Le 24 avril 1848 fut un dimanche de Pâques pluvieux. Ce jour-là, les Français - les hommes seulement - découvrent l'audace et les mystères du suffrage universel direct. D'un seul coup d'un seul, le nombre d'électeurs passe de 246 000 à 8 millions, une multiplication par quarante ! Les classes dominantes vacillent, s'inquiètent et s'emploient à semer les embûches. Elles doivent «apprivoiser le nouveau maître» qu'est devenu le peuple des électeurs, selon la formule sibylline d'Alexis de Tocqueville.

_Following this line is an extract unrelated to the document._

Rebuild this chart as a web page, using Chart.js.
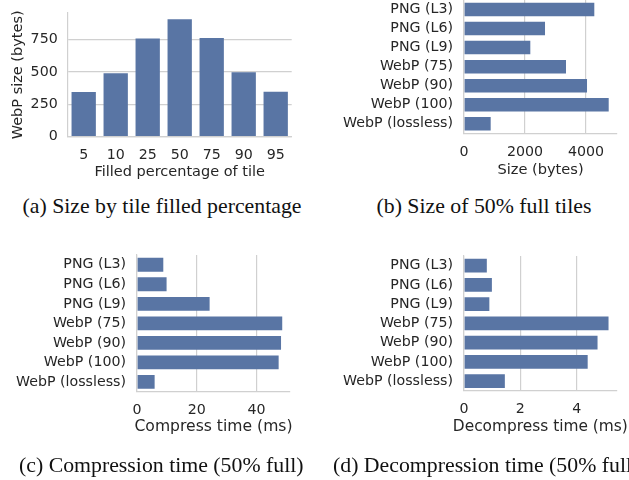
<!DOCTYPE html>
<html>
<head>
<meta charset="utf-8">
<script src="https://cdn.jsdelivr.net/npm/chart.js@4/dist/chart.umd.min.js"></script>
<style>
  body { margin: 0; background: #fff; width: 629px; height: 480px; overflow: hidden; position: relative; }
  .panel { position: absolute; }
  .cap { position: absolute; font-family: "Liberation Serif", "Times New Roman", serif; font-size: 21.8px;
         line-height: 22px; color: #111; white-space: nowrap; }
</style>
</head>
<body>
<div class="panel" style="left:0;top:0;width:310px;height:190px"><canvas id="chartA" width="310" height="190"></canvas></div>
<div class="panel" style="left:310px;top:0;width:319px;height:190px"><canvas id="chartB" width="319" height="190"></canvas></div>
<div class="panel" style="left:0;top:240px;width:310px;height:240px"><canvas id="chartC" width="310" height="240"></canvas></div>
<div class="panel" style="left:310px;top:240px;width:319px;height:240px"><canvas id="chartD" width="319" height="240"></canvas></div>

<div class="cap" style="left:22.5px;top:195px">(a) Size by tile filled percentage</div>
<div class="cap" style="left:376.5px;top:195px">(b) Size of 50% full tiles</div>
<div class="cap" style="left:19px;top:453.5px">(c) Compression time (50% full)</div>
<div class="cap" style="left:333px;top:453.5px">(d) Decompression time (50% full)</div>

<script>
// data
var fillLabels = ['5', '10', '25', '50', '75', '90', '95'];
var fillSizes = [345, 489, 759, 906, 762, 497, 347];
var fillTicks = [0, 250, 500, 750];

var codecs = ['PNG (L3)', 'PNG (L6)', 'PNG (L9)', 'WebP (75)', 'WebP (90)', 'WebP (100)', 'WebP (lossless)'];
var codecSizes = [4272, 2656, 2174, 3344, 4033, 4744, 875];
var sizeTicks = [0, 2000, 4000];
var compressMs = [8.8, 9.9, 24.3, 48.6, 48.2, 47.4, 5.9];
var compressTicks = [0, 20, 40];
var decompressMs = [0.81, 0.99, 0.90, 5.13, 4.74, 4.39, 1.45];
var decompressTicks = [0, 2, 4];

var barColor = 'rgb(89, 117, 164)';
var gridColor = '#d0d0d0';
var textColor = '#262626';
var tickFont = { family: 'DejaVu Sans', size: 14.2 };

Chart.defaults.animation = false;
Chart.defaults.color = textColor;

// pin axis boxes so the plot area lands where it is in the figure
function fixW(w) { return function(s) { s.width = w; s.paddingTop = 0; s.paddingBottom = 0 } }
function fixH(h) { return function(s) { s.height = h; s.paddingLeft = 0; s.paddingRight = 0 } }
function setTicks(vals) { return function(s) { s.ticks = vals.map(function(v) { return { value: v } }) } }
function plain(v) { return String(v) }

// x axis title drawn without the maxWidth squeeze chart.js applies
var xTitlePlugin = {
    id: 'xTitle',
    afterDraw: function(chart, args, o) {
        if (!o.text) return
        var ctx = chart.ctx, a = chart.chartArea
        ctx.save()
        ctx.font = o.size + 'px "DejaVu Sans"'
        ctx.fillStyle = textColor
        ctx.textAlign = 'center'
        ctx.textBaseline = 'middle'
        ctx.fillText(o.text, (a.left + a.right) / 2, o.y)
        ctx.restore()
    }
}

function hbar(id, values, opt) {
    var ctx = document.getElementById(id).getContext('2d')
    return new Chart(ctx, {
        type: 'bar',
        data: {
            labels: codecs,
            datasets: [{ data: values, backgroundColor: barColor, borderWidth: 0,
                         barPercentage: 0.71, categoryPercentage: 1 }]
        },
        plugins: [xTitlePlugin],
        options: {
            indexAxis: 'y',
            responsive: false,
            devicePixelRatio: 1,
            layout: { padding: { top: opt.top, right: opt.right, left: 0, bottom: 0 } },
            plugins: {
                legend: { display: false }, tooltip: { enabled: false },
                xTitle: { text: opt.title, size: opt.titleSize, y: opt.titleY }
            },
            scales: {
                y: {
                    grid: { display: false, drawTicks: false },
                    border: { display: true, color: gridColor, width: 1.2 },
                    ticks: { font: tickFont, padding: 11, autoSkip: false },
                    afterFit: fixW(opt.yw)
                },
                x: {
                    min: 0, max: opt.max,
                    grid: { color: gridColor, lineWidth: 1.2, drawTicks: false },
                    border: { display: true, color: gridColor, width: 1.2 },
                    ticks: { font: tickFont, padding: opt.tp, callback: plain },
                    afterBuildTicks: setTicks(opt.ticks),
                    afterFit: fixH(opt.xh)
                }
            }
        }
    })
}

(function() {
    var ctx = document.getElementById('chartA').getContext('2d')
    new Chart(ctx, {
        type: 'bar',
        data: {
            labels: fillLabels,
            datasets: [{ data: fillSizes, backgroundColor: barColor, borderWidth: 0,
                         barPercentage: 0.76, categoryPercentage: 1 }]
        },
        options: {
            responsive: false,
            devicePixelRatio: 1,
            layout: { padding: { top: 13, right: 18.3, left: 0, bottom: 0 } },
            plugins: { legend: { display: false }, tooltip: { enabled: false } },
            scales: {
                x: {
                    grid: { display: false, drawTicks: false },
                    border: { display: true, color: gridColor, width: 1.2 },
                    ticks: { font: tickFont, padding: 9.8 },
                    title: { display: true, text: 'Filled percentage of tile', font: { family: 'DejaVu Sans', size: 14.5 },
                             padding: { top: 0, bottom: 9.3 } },
                    afterFit: fixH(53.3)
                },
                y: {
                    min: 0, max: 955,
                    grid: { color: gridColor, lineWidth: 1.2, drawTicks: false },
                    border: { display: true, color: gridColor, width: 1.2 },
                    ticks: { font: tickFont, padding: 10, callback: plain },
                    afterBuildTicks: setTicks(fillTicks),
                    title: { display: true, text: 'WebP size (bytes)', font: { family: 'DejaVu Sans', size: 14.5 },
                             padding: { top: 10, bottom: 0 } },
                    afterFit: fixW(67.7)
                }
            }
        }
    })

    hbar('chartB', codecSizes, { top: 0, right: 12, yw: 154, xh: 56.7, max: 5016, ticks: sizeTicks, tp: 11,
                                 title: 'Size (bytes)', titleSize: 14.6, titleY: 170 })
    hbar('chartC', compressMs, { top: 15, right: 20, yw: 137, xh: 88.3, max: 51.2, ticks: compressTicks, tp: 9.8,
                                 title: 'Compress time (ms)', titleSize: 15.6, titleY: 187 })
    hbar('chartD', decompressMs, { top: 16, right: 12.3, yw: 154, xh: 89.3, max: 5.42, ticks: decompressTicks, tp: 10,
                                   title: 'Decompress time (ms)', titleSize: 15.4, titleY: 187.3 })
})()
</script>
</body>
</html>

L’improvisation règne, ici ou là, des chapeaux ou des soupières font souvent office d’urne, les diversions, les pressions et les cas de corruption prolifèrent.
Mieux, pour conjurer leur peur, des notables font boire des électeurs le matin du jour J, dans l'espoir de pouvoir se prêter à toutes les manipulations. Un observateur des Alpes affirme que «les électeurs roulent dans le ruisseau». Dans la circonscription de Montreuil (Pas-de-Calais), en 1902, on estime la consommation d'alcool à 18 000 litres, soit 500 verres d'eau-de-vie par électeur ! En Bretagne, le député Olivier explique qu'un scrutin sans boisson «s'appelle une élection sèche». Mais un sénateur assure «qu'on boit d'une façon impartiale et des deux côtés».
Durant un siècle, les règles de cette percée démocratique vont faire l'objet de débats enflammés et de joutes politiques extrêmes. C'est qu'il manque une pièce essentielle à ce mode de scrutin : «l'invention de l'électeur».